Germishuizen is a meticulous compost operator whose broad experience has helped him in conducting experiments with various aspects of the windrow process. He has experimented with different components, such as engineered wood products, as well as various microbial inoculants and compost starters. Germishuizen has been working with the vegetable farmers and the University of Georgia in assessing the potential of compost in the field and in vegetable transplants. In the future they hope to investigate the water conservation potential, disease suppression and methyl bromide substitution capabilities in utilizing high quality compost. Preliminary findings suggest vegetable growers may reduce water requirements by approximately 30 percent when applying seven to ten tons/acre of compost every 18 months.

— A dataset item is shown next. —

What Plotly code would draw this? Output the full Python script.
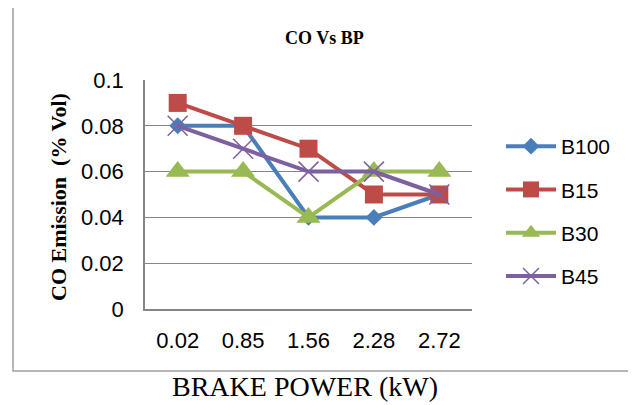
import plotly.graph_objects as go

categories = ["0.02", "0.85", "1.56", "2.28", "2.72"]
b100 = [0.08, 0.08, 0.04, 0.04, 0.05]
b15 = [0.09, 0.08, 0.07, 0.05, 0.05]
b30 = [0.06, 0.06, 0.04, 0.06, 0.06]
b45 = [0.08, 0.07, 0.06, 0.06, 0.05]
y_ticks = [0, 0.02, 0.04, 0.06, 0.08, 0.1]

series = [
    ("B100", b100, "#4A7EBB", dict(symbol="diamond", size=13)),
    ("B15", b15, "#BE4B48", dict(symbol="square", size=18)),
    ("B30", b30, "#98B954", dict(symbol="triangle-up", size=21)),
    ("B45", b45, "#7D60A0", dict(symbol="x-thin-open", size=20, line=dict(width=1.5))),
]

fig = go.Figure()
for name, vals, col, mk in series:
    mk = dict(mk)
    mk["color"] = col
    if "line" in mk:
        mk["line"]["color"] = col
    fig.add_trace(go.Scatter(
        x=categories, y=vals, name=name, mode="lines+markers",
        line=dict(color=col, width=4), marker=mk, legendgroup=name,
    ))

# page body has an 8px margin; work in reference pixel coords and shift
OFF = 8
W, H = 636 - OFF, 405 - OFF
L, R, T, B = 145, 472, 80, 309
pw, ph = R - L, B - T

def px(x):
    return (x - L) / pw

def py(y):
    return (B - y) / ph

fig.update_layout(
    width=W, height=H,
    margin=dict(l=L - OFF, r=636 - R, t=T - OFF, b=405 - B, pad=0),
    paper_bgcolor="white", plot_bgcolor="white",
    font=dict(family="Liberation Sans", size=22, color="#000000"),
    showlegend=True,
    legend=dict(x=px(501), y=py(126), xanchor="left", yanchor="top",
                font=dict(size=21, family="Liberation Sans"),
                tracegroupgap=13, itemwidth=50, bgcolor="rgba(0,0,0,0)"),
    xaxis=dict(type="category", range=[-0.5, 4.5], showgrid=False,
               showline=True, linecolor="#868686", linewidth=2,
               ticks="", ticklabelstandoff=11, tickfont=dict(size=22)),
    yaxis=dict(range=[0, 0.1], tickvals=y_ticks, showgrid=True,
               gridcolor="#868686", gridwidth=1, showline=True,
               linecolor="#868686", linewidth=1.5, ticks="",
               ticklabelstandoff=15, tickfont=dict(size=22), zeroline=False),
    shapes=[dict(type="rect", xref="paper", yref="paper",
                 x0=px(13), x1=px(645), y0=py(371), y1=py(7),
                 line=dict(color="#A0A0A0", width=1.5), layer="below")],
    annotations=[
        dict(text="<b>CO Vs BP</b>", xref="paper", yref="paper",
             x=px(324), y=py(38), showarrow=False,
             xanchor="center", yanchor="middle",
             font=dict(family="Liberation Serif", size=18)),
        dict(text="<b>CO Emission  (% Vol)</b>", xref="paper", yref="paper",
             x=px(58), y=py(197), showarrow=False, textangle=-90,
             xanchor="center", yanchor="middle",
             font=dict(family="Liberation Serif", size=22)),
        dict(text="BRAKE POWER (kW)", xref="paper", yref="paper",
             x=px(305), y=py(386), showarrow=False,
             xanchor="center", yanchor="middle",
             font=dict(family="Liberation Serif", size=28)),
    ],
)

fig.write_html("out.html")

Most of the compost produced by Gromor Organics is sold back to the partners on a cost plus per ton basis. Bulk selling price is $40/ton. Potential bagging markets, however, are also actively being explored.


Led by Michael Sayers in Hazelhurst, Georgia, Tri-State Nutrition specializes in raising broilers, and marketing aged poultry litter. Tri-State Nutrition has 20 poultry houses and processes approximately 20,000 tons of litter per year.

Sayers cleans his houses and “deep stacks” his poultry litter in 20 to 25 foot high static piles under a shelter. He allows the piles to heat for one to six months depending on demand. The poultry litter goes through an initial heat to reduce odor and help stabilize the litter but does not go through the full compost process. Tri-State Nutrition has established a niche market with turf growers and golf courses who want an organic soil amendment that is high in nutrient content and has a fine particle size and very little odor. “I can’t let it process for too long or I will reduce the nutrients in the material which would take me out of the market I am in. They already want to know if I can get the nutrient content higher but keep everything else the same,” explains Sayers. Once the poultry litter is taken out of the static piles, it is run through a shredder/mixer to reduce the particle size, fluff and homogenize the mix. The shredder/mixer conveyor belt empties into a ten-ton capacity spreader truck used for application on turf farms and golf courses. Tri-State charges $50/ton to spread the aged poultry litter.


Through a series of grants awarded to the University of Georgia to find innovative uses for poultry litter, the Department of Biological and Agricultural Engineering will be working with poultry litter composters to expand their market potential. The goal is to increase throughput volume and sustain the growth of this important industry. Using poultry litter compost for erosion control and storm water management will be the focus of the research and demonstration projects. Research will include two phases: initial lab characterizations and erodibility analysis followed by field test plot studies that measure erosion, storm runoff quantity and water quality.

Five demonstration sites using poultry litter compost in addition to other composts and mulch will be set up in four Metro Atlanta counties. Sites will focus on commercial, residential and county construction projects that work closely with county building inspectors. Cooperators and cosponsors on the project include: U.S. Poultry and Egg, Animal Waste Management Center at North Carolina State University, Cobb County, Rockdale County, Gwinnett County, Bobo Grinding, Wood Tech Mulch, MetroMulch Blowing Services, National Soil Erosion Laboratory-USDA and Erth Products, Inc. The poultry litter composters profiled above are participating in the research and demonstration projects. All receive technical assistance from the University of Georgia.